Cruisers a trip down memory lane

The song “At Last” wove through the sweltering heat of southern Idaho. I closed my eyes, listened to the mix of music and rumble.

One by one they had lined up, started their engines and began the cruise – ’55 Chevy Bel Air, GTO, ’46 Ford Business Coupe and ’37 Flatback, Chevy Chevelle, Shelby Cobra, ’60 Corvette, ’50 Merc, Ford Mustang and the trucks of the ’40s and ‘50s – all spit shined, polished, loud and muscular. Up and down the boulevard they cruised, showing off beauty and beastly engines.

It was Cruise Night in Emmett, Idaho – a summer tradition for years but this was my first time at this cruisin’ event. Lawn chairs lined the main drag and people filled the streets on the warm summer night for a bit of nostalgia and fun.

Cruise participants added to the time warp. Women dressed in knee-length pencil skirts, blouses, scarves and hairstyles of yore. A purple ’60 Cadillac cruised by, its occupants waved jeweled hands at the bystanders, evening dresses topped off the Caddy prestige.

I’ve been to a lot of car shows – you can’t be married to a car buff and not pick up on what’s hot and what’s not in the car kingdom – but this was different. This was Ventura Boulevard 1969, and on this night, as the sun began to dip below the golden mountains that surround this small community, I realized these weren’t just cars cruising by, this was my life.

Two-tone red and white with trademark fins and white sidewalls, the ’55 Chevy Bel Air was the car my grandparents drove. It was in our driveway in New York and made the trip to California after we moved.

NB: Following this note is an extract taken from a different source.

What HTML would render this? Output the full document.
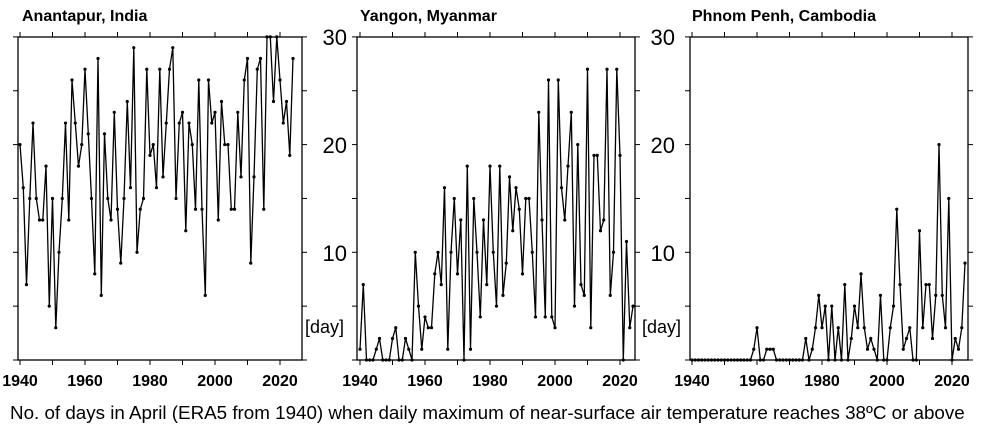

A gorgeous red ’66 Mustang 289 drove slowly by. This was, after all, a cruise where slow is cool. I had a ’65 Mustang Fastback in high school. Fastbacks are rare, my son tells me. “Since the movie ‘Gone in 60 Seconds’ introduced Eleanor, Mustang Fastbacks have been snatched up.”

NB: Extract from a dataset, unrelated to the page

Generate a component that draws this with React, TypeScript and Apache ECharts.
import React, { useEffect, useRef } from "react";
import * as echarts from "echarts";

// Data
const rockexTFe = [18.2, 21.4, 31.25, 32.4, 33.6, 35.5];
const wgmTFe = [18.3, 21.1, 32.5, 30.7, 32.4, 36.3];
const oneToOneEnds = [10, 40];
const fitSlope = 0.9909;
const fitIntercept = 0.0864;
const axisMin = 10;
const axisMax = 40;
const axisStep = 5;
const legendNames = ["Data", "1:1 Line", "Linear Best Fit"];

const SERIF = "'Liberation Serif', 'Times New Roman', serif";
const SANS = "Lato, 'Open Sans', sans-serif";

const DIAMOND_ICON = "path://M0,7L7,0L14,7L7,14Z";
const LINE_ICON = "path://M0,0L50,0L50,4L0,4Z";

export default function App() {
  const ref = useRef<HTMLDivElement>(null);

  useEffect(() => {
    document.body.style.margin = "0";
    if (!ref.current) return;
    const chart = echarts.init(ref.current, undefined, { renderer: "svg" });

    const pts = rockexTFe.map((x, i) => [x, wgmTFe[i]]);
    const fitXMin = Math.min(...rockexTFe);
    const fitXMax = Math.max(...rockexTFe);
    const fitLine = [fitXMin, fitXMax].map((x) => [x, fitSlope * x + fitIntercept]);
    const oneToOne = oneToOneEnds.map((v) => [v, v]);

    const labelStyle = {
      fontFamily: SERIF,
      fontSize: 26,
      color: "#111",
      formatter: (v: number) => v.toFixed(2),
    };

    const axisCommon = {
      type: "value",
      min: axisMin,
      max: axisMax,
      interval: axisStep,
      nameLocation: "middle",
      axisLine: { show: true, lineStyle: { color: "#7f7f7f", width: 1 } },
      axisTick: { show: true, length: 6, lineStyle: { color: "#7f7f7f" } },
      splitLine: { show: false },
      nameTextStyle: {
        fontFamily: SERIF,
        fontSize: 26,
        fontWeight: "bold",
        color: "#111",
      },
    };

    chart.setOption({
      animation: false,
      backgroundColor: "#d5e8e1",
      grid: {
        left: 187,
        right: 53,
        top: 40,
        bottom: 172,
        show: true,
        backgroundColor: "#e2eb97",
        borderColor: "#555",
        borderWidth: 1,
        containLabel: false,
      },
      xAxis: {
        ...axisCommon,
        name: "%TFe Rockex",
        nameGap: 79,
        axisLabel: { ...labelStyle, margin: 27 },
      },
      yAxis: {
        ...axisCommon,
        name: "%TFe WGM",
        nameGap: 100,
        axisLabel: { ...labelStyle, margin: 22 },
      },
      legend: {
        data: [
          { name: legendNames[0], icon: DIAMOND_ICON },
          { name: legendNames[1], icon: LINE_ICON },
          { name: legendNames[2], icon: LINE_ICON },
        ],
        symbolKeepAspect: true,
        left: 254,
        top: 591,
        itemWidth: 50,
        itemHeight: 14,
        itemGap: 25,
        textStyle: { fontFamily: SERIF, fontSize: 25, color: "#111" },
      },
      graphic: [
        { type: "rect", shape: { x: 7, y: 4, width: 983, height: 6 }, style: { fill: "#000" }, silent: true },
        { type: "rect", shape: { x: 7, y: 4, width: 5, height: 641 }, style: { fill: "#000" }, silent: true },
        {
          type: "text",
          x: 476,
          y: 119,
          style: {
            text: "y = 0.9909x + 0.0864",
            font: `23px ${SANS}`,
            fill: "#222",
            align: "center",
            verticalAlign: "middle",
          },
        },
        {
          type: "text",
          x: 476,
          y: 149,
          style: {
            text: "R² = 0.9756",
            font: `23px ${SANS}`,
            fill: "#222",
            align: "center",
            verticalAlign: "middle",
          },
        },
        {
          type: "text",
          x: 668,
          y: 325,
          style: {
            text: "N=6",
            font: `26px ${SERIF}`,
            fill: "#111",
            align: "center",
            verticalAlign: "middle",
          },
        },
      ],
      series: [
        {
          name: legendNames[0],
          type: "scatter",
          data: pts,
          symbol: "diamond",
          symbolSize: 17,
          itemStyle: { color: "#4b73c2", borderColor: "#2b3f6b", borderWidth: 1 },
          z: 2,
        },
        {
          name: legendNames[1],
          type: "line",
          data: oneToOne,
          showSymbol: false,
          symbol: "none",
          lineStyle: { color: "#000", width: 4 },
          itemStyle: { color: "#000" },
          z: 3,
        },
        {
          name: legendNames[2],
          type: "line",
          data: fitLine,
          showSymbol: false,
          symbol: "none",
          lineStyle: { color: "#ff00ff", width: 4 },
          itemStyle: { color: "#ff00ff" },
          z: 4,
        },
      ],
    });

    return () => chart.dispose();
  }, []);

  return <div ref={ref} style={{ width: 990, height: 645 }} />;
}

My husband had a midnight blue ’66 Mustang, side pipe glass packs, front end raked, back raised, wide tires, mag wheels, totally awesome rumble. It took us on our first date, endured countless gear grinds when I learned to drive a stick but more importantly, this classic beauty safely brought home our two newborns and put our baby daughter to sleep when she was teething.

A GTO cruised by, overhead scoop and beautiful slate blue color. In 1973, we almost bought a GTO. “Always wanted a Goat,” my husband said. We threw the playpen into the trunk; heck, we could’ve thrown in the household furniture and still had room. “You could hide five dead guys in that trunk,” the owner said to us. “Or six live ones,” my husband quipped.

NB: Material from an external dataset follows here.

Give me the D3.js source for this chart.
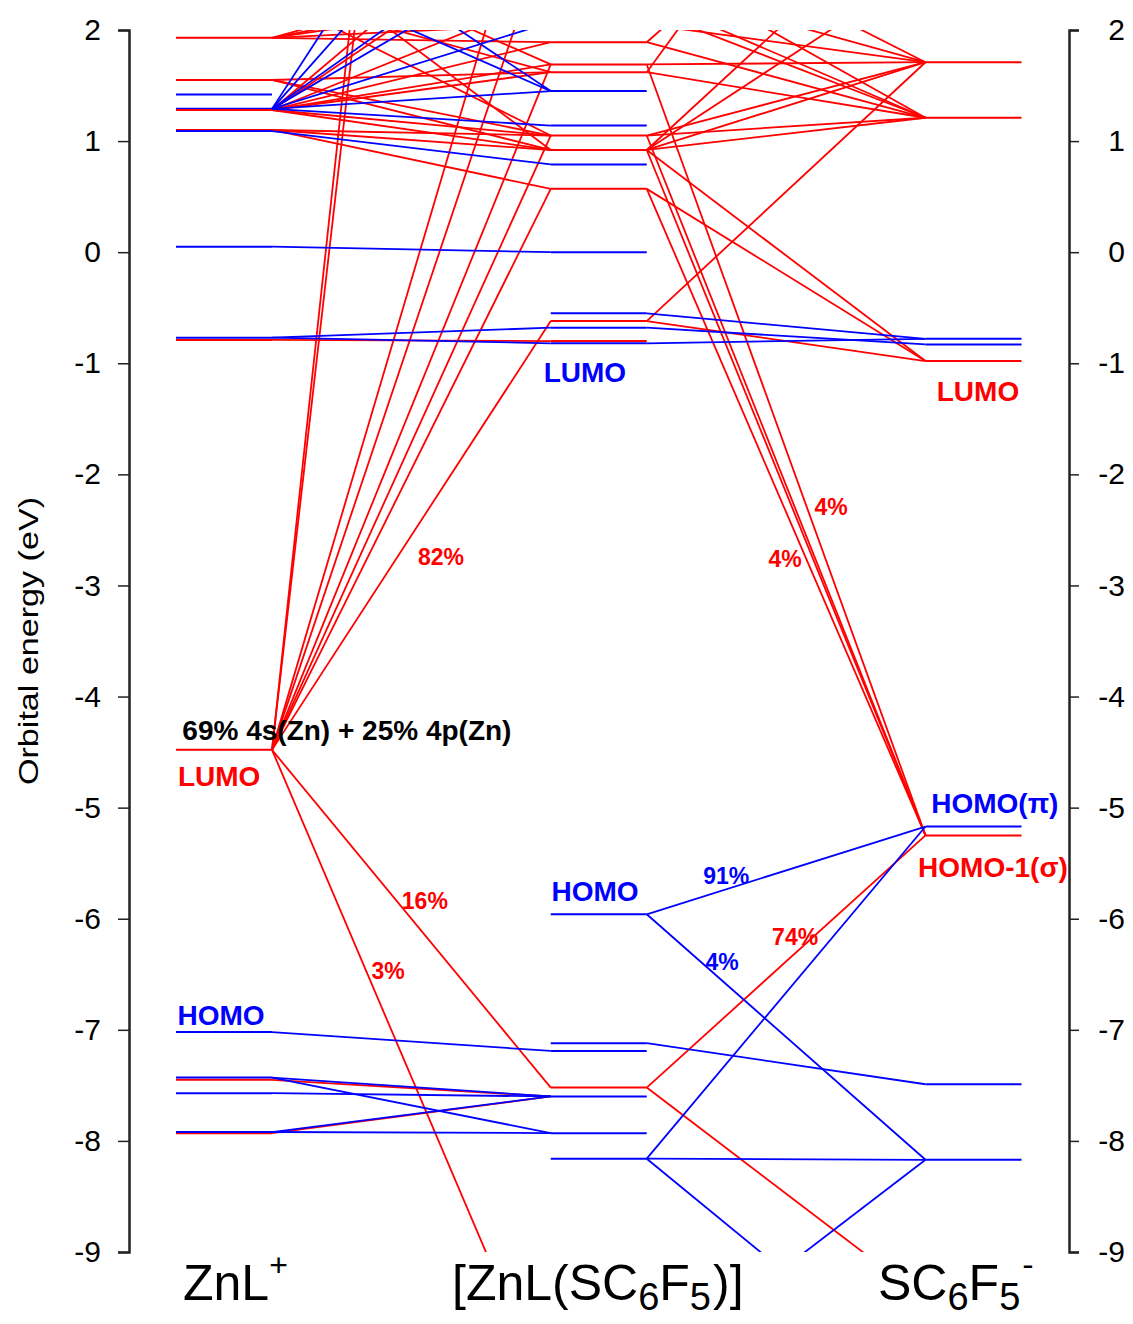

I smiled when the ’58 Thunderbird passed – this was the car I piled my kids into and off we went to the laundromat.

The evening cooled as the sun finally set. Engines revved, rubber burned. Roadsters, drag and muscle cars moved past in a parade of smiles and waves. The Beatles’ “A Hard Day’s Night” filtered through the air along with the ’69 El Camino, Chevy Nomad, Olds 88, Studebaker, Ford Fairlane, Chevy Camaro and Malibu … the cars that cruised the boulevard back in the day have become car legends.

Finally, the mighty GMC truck, candy apple red, chrome shiny as glass, coasted past me. My dad had a GMC pickup. Not nearly as pretty – in fact, it was dingy yellow and sounded like a tank. It was his work truck. He loved the old beast. That truck careened through several Christmas tree lots as we laughed and grumbled searching for the perfect tree. It was quite a night; our last holiday together before he passed away.

I closed my eyes, wiped a tear as the song “At Last” once again drifted through the evening sky on this night of cruisin’ memories.